Leave the pictures out and retype the lines from the beginning through the line with "import plotly.graph_objects as go", both ends included.

> _DATASET SECTION_:
---*---
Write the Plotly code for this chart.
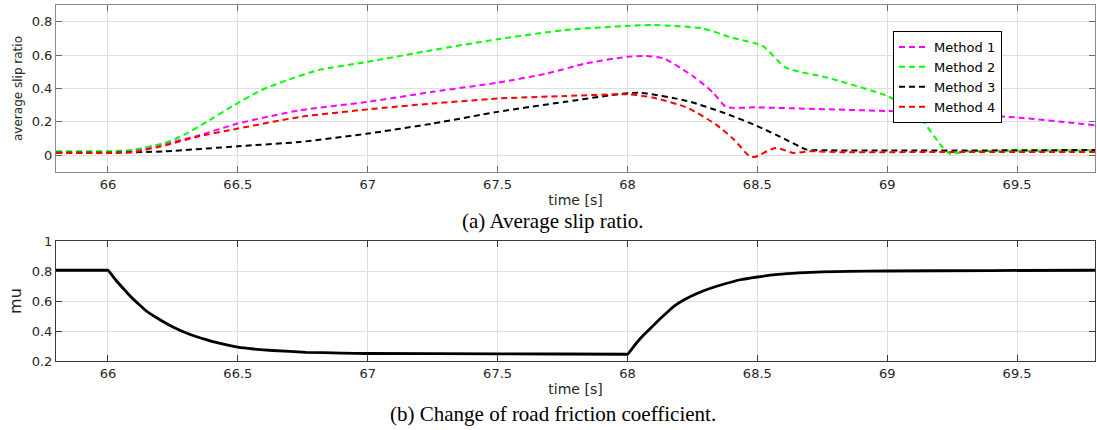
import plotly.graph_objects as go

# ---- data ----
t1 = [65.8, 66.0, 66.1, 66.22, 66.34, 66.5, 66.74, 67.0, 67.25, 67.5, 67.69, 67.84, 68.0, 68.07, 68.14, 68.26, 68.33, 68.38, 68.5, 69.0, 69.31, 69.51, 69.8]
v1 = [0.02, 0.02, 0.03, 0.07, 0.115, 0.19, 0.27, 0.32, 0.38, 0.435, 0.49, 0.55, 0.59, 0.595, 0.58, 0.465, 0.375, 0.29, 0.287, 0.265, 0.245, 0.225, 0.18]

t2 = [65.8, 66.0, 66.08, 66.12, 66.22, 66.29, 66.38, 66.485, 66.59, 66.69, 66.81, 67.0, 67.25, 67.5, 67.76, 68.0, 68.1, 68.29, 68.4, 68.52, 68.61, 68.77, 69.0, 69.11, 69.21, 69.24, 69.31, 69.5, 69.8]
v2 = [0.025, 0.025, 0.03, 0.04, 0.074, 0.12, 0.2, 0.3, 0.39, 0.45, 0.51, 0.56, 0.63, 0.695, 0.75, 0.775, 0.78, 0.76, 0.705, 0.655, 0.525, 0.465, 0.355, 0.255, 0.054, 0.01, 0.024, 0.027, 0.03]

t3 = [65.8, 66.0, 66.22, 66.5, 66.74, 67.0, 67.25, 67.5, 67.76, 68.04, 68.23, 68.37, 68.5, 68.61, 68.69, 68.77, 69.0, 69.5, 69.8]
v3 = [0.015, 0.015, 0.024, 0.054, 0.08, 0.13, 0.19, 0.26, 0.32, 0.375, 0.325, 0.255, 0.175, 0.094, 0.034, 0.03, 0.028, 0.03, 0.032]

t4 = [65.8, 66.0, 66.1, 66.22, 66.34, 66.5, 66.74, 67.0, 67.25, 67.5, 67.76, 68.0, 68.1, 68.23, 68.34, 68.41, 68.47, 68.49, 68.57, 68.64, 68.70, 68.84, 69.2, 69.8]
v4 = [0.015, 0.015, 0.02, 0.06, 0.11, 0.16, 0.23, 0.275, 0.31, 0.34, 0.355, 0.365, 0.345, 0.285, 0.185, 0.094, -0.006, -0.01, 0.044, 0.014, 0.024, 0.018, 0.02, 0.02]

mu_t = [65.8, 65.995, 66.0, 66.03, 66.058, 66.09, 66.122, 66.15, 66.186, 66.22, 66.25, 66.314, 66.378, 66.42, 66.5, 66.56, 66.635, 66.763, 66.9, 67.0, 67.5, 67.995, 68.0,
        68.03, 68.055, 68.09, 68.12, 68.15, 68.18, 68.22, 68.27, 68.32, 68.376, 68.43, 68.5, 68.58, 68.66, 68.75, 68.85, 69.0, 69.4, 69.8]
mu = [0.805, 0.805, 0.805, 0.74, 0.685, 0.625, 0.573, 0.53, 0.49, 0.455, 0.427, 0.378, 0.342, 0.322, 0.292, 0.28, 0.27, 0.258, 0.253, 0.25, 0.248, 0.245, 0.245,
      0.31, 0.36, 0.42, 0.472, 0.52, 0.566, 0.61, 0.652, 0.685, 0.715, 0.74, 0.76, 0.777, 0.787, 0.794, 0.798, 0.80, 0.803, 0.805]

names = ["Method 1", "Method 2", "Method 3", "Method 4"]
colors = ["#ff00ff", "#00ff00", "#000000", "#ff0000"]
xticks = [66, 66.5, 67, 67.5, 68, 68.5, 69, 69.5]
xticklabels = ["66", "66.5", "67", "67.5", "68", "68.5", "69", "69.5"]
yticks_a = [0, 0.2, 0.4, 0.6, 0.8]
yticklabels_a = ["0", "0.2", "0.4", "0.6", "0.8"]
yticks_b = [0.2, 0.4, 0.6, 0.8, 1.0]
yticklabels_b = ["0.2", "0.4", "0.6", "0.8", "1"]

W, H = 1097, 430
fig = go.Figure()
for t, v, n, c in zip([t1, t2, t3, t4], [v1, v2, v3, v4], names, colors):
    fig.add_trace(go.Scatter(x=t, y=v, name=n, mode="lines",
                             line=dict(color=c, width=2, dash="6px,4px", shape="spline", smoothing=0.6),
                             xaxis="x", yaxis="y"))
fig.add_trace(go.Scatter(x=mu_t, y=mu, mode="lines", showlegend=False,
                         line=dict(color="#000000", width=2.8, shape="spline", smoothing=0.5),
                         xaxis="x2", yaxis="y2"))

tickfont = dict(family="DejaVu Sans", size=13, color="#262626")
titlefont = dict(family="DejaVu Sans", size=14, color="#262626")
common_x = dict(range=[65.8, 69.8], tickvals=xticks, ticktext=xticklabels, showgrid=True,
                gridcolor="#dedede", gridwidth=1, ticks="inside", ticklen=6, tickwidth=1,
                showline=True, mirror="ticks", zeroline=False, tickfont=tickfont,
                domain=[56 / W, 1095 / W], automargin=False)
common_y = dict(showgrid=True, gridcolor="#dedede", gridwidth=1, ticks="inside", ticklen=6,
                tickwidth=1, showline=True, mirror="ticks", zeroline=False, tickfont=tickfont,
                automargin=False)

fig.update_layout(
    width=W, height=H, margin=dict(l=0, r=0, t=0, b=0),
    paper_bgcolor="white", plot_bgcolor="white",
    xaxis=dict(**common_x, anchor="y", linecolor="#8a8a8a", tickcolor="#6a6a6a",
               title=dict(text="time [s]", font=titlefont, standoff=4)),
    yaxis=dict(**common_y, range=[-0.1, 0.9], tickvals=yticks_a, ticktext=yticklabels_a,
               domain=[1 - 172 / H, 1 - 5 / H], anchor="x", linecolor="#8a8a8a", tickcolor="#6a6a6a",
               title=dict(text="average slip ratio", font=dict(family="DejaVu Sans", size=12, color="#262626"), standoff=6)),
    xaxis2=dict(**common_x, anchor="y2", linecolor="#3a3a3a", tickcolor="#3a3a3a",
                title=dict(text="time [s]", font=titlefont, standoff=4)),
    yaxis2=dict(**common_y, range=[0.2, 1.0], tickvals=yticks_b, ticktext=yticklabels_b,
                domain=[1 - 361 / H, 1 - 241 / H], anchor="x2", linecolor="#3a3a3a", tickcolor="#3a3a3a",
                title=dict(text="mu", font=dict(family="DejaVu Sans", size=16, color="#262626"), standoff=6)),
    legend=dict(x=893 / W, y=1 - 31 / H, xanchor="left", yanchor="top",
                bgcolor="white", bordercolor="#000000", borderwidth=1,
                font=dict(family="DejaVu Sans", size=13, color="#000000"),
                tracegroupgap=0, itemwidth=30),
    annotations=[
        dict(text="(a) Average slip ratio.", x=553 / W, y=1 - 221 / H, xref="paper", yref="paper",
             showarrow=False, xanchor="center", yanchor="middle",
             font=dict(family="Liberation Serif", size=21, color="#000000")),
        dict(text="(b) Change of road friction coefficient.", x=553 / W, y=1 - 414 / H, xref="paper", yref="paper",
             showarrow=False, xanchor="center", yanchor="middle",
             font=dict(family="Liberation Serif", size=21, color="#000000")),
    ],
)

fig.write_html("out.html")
---*---
> _RESULT OF THIS TASK_:
Write the Plotly code for this chart.
import plotly.graph_objects as go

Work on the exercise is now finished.